◆ Exercise objective ◆
Return the lines from the one with "Rebuild this diagram" through the one with "-- (312,428) -- (312,325)", exactly as they appear and with no pictures.

Records excerpted from a collection:
_ _ _ _ _
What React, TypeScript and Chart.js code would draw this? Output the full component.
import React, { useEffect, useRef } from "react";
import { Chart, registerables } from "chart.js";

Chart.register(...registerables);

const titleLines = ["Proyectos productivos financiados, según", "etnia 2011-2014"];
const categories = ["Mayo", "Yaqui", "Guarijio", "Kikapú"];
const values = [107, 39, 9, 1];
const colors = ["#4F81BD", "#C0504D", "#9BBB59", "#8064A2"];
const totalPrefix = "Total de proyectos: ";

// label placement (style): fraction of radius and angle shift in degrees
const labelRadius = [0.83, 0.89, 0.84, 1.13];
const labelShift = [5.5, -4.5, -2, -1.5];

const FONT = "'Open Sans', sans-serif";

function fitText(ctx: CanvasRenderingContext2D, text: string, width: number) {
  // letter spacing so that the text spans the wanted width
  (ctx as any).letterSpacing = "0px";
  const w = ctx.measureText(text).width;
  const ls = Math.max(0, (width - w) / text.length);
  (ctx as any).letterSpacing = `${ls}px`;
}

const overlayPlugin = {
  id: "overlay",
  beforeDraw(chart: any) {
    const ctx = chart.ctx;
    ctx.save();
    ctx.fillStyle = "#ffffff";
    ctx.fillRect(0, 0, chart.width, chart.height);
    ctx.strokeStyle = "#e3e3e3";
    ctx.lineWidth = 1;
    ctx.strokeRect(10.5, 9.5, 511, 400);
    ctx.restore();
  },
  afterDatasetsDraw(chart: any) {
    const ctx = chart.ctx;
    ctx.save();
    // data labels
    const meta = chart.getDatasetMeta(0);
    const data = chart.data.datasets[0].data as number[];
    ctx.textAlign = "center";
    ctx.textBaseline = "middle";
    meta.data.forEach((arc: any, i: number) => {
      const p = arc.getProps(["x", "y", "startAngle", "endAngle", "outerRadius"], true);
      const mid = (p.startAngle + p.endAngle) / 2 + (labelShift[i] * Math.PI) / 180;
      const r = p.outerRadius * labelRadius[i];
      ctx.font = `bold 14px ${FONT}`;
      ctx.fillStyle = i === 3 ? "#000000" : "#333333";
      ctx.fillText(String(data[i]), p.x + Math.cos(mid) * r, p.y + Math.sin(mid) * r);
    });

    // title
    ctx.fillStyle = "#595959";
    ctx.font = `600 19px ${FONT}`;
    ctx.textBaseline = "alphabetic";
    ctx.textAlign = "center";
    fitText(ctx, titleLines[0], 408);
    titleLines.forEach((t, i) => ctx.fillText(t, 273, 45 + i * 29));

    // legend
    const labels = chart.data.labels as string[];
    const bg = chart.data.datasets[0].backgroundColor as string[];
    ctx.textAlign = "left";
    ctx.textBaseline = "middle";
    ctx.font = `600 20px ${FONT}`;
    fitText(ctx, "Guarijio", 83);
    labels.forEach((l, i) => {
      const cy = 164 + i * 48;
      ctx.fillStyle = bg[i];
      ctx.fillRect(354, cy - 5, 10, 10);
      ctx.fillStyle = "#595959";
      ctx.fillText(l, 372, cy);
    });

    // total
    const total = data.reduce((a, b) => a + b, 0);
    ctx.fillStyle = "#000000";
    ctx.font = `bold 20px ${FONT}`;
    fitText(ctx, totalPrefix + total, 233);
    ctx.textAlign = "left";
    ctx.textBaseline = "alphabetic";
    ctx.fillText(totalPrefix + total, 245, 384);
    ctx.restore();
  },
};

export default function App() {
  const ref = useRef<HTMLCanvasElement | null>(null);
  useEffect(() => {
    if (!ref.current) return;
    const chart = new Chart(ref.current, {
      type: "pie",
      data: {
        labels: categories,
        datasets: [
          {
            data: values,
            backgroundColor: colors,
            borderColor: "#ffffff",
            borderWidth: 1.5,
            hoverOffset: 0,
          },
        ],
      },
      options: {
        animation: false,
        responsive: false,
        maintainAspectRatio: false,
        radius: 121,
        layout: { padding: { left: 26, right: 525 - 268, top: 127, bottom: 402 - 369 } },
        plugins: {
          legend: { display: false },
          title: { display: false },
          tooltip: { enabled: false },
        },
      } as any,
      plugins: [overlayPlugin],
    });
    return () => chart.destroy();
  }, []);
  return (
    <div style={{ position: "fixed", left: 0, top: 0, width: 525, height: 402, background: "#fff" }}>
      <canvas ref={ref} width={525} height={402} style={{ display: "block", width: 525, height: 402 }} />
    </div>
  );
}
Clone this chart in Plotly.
_ _ _ _ _
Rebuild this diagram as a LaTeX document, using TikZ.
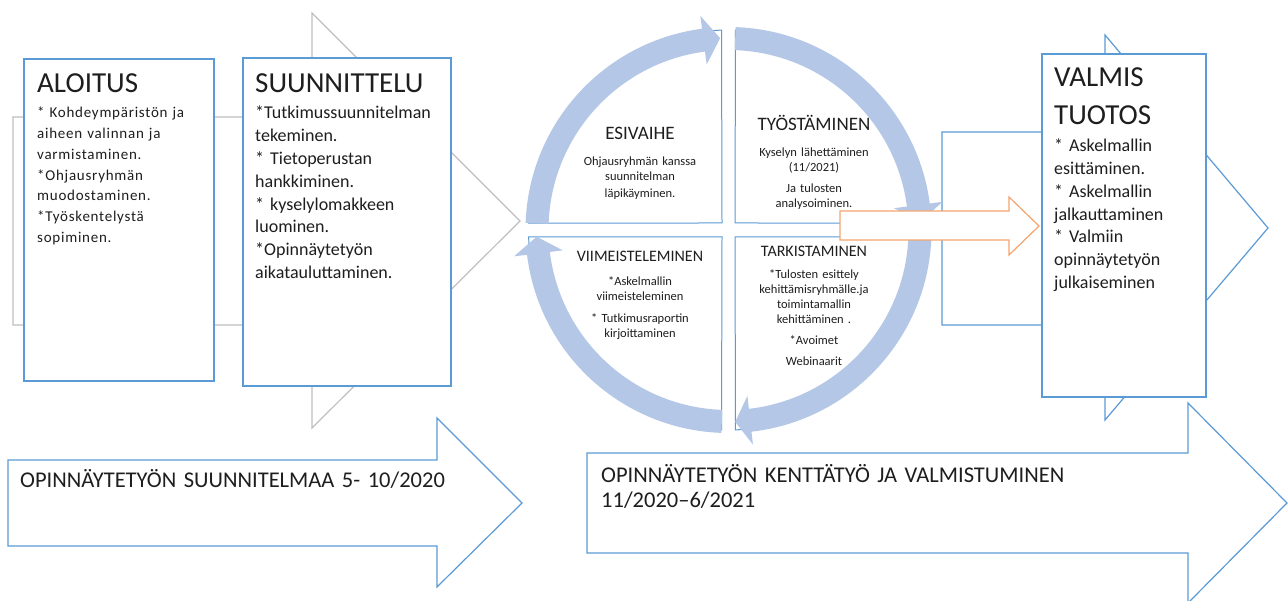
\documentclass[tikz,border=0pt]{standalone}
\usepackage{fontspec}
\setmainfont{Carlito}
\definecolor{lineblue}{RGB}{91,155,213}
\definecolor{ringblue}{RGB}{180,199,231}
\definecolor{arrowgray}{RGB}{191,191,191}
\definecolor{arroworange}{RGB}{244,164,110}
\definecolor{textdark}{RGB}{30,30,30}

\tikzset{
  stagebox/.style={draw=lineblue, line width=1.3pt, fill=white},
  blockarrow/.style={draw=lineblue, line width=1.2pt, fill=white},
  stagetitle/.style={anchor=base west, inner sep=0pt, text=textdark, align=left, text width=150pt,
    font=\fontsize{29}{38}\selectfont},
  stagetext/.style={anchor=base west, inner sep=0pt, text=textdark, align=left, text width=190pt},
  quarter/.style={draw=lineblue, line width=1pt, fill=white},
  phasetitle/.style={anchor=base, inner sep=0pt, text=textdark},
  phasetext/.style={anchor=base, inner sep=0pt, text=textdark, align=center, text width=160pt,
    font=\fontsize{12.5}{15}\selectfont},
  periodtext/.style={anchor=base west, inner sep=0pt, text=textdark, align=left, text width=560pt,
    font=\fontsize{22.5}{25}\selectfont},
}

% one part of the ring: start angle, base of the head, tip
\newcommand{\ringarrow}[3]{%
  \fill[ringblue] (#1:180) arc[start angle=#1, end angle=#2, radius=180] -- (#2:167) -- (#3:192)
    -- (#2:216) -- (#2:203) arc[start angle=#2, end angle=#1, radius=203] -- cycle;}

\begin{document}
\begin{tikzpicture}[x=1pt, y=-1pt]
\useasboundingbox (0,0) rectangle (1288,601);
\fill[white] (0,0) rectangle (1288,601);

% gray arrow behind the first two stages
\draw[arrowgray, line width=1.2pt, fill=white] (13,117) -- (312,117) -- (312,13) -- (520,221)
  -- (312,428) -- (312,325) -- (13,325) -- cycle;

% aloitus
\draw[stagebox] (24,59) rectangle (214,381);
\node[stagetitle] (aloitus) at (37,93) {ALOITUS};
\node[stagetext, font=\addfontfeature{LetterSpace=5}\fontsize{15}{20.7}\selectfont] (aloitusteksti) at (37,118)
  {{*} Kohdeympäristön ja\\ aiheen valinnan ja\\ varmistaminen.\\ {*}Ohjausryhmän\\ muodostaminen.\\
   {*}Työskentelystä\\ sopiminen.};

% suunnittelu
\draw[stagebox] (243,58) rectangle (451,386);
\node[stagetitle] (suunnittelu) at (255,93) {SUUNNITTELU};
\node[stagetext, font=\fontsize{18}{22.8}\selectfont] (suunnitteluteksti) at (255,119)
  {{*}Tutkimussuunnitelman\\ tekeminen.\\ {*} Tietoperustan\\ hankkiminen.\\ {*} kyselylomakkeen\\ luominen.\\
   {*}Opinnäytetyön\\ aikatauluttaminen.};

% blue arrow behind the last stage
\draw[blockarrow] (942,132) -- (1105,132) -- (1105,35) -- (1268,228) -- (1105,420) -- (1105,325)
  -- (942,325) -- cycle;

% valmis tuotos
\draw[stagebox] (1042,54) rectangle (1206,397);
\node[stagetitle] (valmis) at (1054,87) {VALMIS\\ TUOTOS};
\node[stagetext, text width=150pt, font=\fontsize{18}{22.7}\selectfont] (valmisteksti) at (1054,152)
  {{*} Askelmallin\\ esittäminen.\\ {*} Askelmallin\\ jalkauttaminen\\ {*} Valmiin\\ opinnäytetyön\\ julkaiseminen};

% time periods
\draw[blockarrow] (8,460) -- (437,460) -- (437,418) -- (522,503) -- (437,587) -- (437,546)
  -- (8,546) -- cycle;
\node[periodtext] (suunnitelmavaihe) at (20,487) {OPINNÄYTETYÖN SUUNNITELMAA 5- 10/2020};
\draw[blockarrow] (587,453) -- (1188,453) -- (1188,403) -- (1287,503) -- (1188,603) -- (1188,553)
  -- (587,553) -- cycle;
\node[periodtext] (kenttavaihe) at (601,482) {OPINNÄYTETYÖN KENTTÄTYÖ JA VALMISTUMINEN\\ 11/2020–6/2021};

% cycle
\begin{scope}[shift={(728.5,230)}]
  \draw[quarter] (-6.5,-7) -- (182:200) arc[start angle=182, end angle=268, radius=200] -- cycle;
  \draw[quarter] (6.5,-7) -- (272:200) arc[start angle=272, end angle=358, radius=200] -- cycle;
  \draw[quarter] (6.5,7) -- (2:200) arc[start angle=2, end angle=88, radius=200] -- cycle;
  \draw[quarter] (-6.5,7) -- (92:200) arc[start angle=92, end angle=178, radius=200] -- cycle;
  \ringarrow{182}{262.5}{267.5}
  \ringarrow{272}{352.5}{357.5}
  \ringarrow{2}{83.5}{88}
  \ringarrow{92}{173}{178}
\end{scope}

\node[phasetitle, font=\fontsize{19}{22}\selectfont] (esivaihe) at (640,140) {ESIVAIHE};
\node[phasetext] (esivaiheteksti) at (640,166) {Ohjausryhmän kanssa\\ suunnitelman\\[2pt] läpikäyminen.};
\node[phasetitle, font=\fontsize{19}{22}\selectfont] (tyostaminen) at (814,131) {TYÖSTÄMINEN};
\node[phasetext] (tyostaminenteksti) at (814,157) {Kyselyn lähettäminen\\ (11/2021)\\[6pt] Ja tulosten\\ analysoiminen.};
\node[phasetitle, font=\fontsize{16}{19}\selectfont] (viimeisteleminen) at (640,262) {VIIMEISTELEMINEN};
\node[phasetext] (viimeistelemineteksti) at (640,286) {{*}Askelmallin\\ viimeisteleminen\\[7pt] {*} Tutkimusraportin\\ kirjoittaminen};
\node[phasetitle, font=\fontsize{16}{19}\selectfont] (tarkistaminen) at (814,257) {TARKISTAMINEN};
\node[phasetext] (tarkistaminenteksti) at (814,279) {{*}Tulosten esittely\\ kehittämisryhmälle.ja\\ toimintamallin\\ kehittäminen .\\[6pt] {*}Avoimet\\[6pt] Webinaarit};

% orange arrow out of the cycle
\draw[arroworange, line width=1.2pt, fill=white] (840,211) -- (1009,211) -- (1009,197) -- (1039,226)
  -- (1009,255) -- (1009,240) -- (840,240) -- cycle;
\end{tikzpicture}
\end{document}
_ _ _ _ _
◆ Task output ◆
Rebuild this diagram as a LaTeX document, using TikZ.
\documentclass[tikz,border=0pt]{standalone}
\usepackage{fontspec}
\setmainfont{Carlito}
\definecolor{lineblue}{RGB}{91,155,213}
\definecolor{ringblue}{RGB}{180,199,231}
\definecolor{arrowgray}{RGB}{191,191,191}
\definecolor{arroworange}{RGB}{244,164,110}
\definecolor{textdark}{RGB}{30,30,30}

\tikzset{
  stagebox/.style={draw=lineblue, line width=1.3pt, fill=white},
  blockarrow/.style={draw=lineblue, line width=1.2pt, fill=white},
  stagetitle/.style={anchor=base west, inner sep=0pt, text=textdark, align=left, text width=150pt,
    font=\fontsize{29}{38}\selectfont},
  stagetext/.style={anchor=base west, inner sep=0pt, text=textdark, align=left, text width=190pt},
  quarter/.style={draw=lineblue, line width=1pt, fill=white},
  phasetitle/.style={anchor=base, inner sep=0pt, text=textdark},
  phasetext/.style={anchor=base, inner sep=0pt, text=textdark, align=center, text width=160pt,
    font=\fontsize{12.5}{15}\selectfont},
  periodtext/.style={anchor=base west, inner sep=0pt, text=textdark, align=left, text width=560pt,
    font=\fontsize{22.5}{25}\selectfont},
}

% one part of the ring: start angle, base of the head, tip
\newcommand{\ringarrow}[3]{%
  \fill[ringblue] (#1:180) arc[start angle=#1, end angle=#2, radius=180] -- (#2:167) -- (#3:192)
    -- (#2:216) -- (#2:203) arc[start angle=#2, end angle=#1, radius=203] -- cycle;}

\begin{document}
\begin{tikzpicture}[x=1pt, y=-1pt]
\useasboundingbox (0,0) rectangle (1288,601);
\fill[white] (0,0) rectangle (1288,601);

% gray arrow behind the first two stages
\draw[arrowgray, line width=1.2pt, fill=white] (13,117) -- (312,117) -- (312,13) -- (520,221)
  -- (312,428) -- (312,325) -- (13,325) -- cycle;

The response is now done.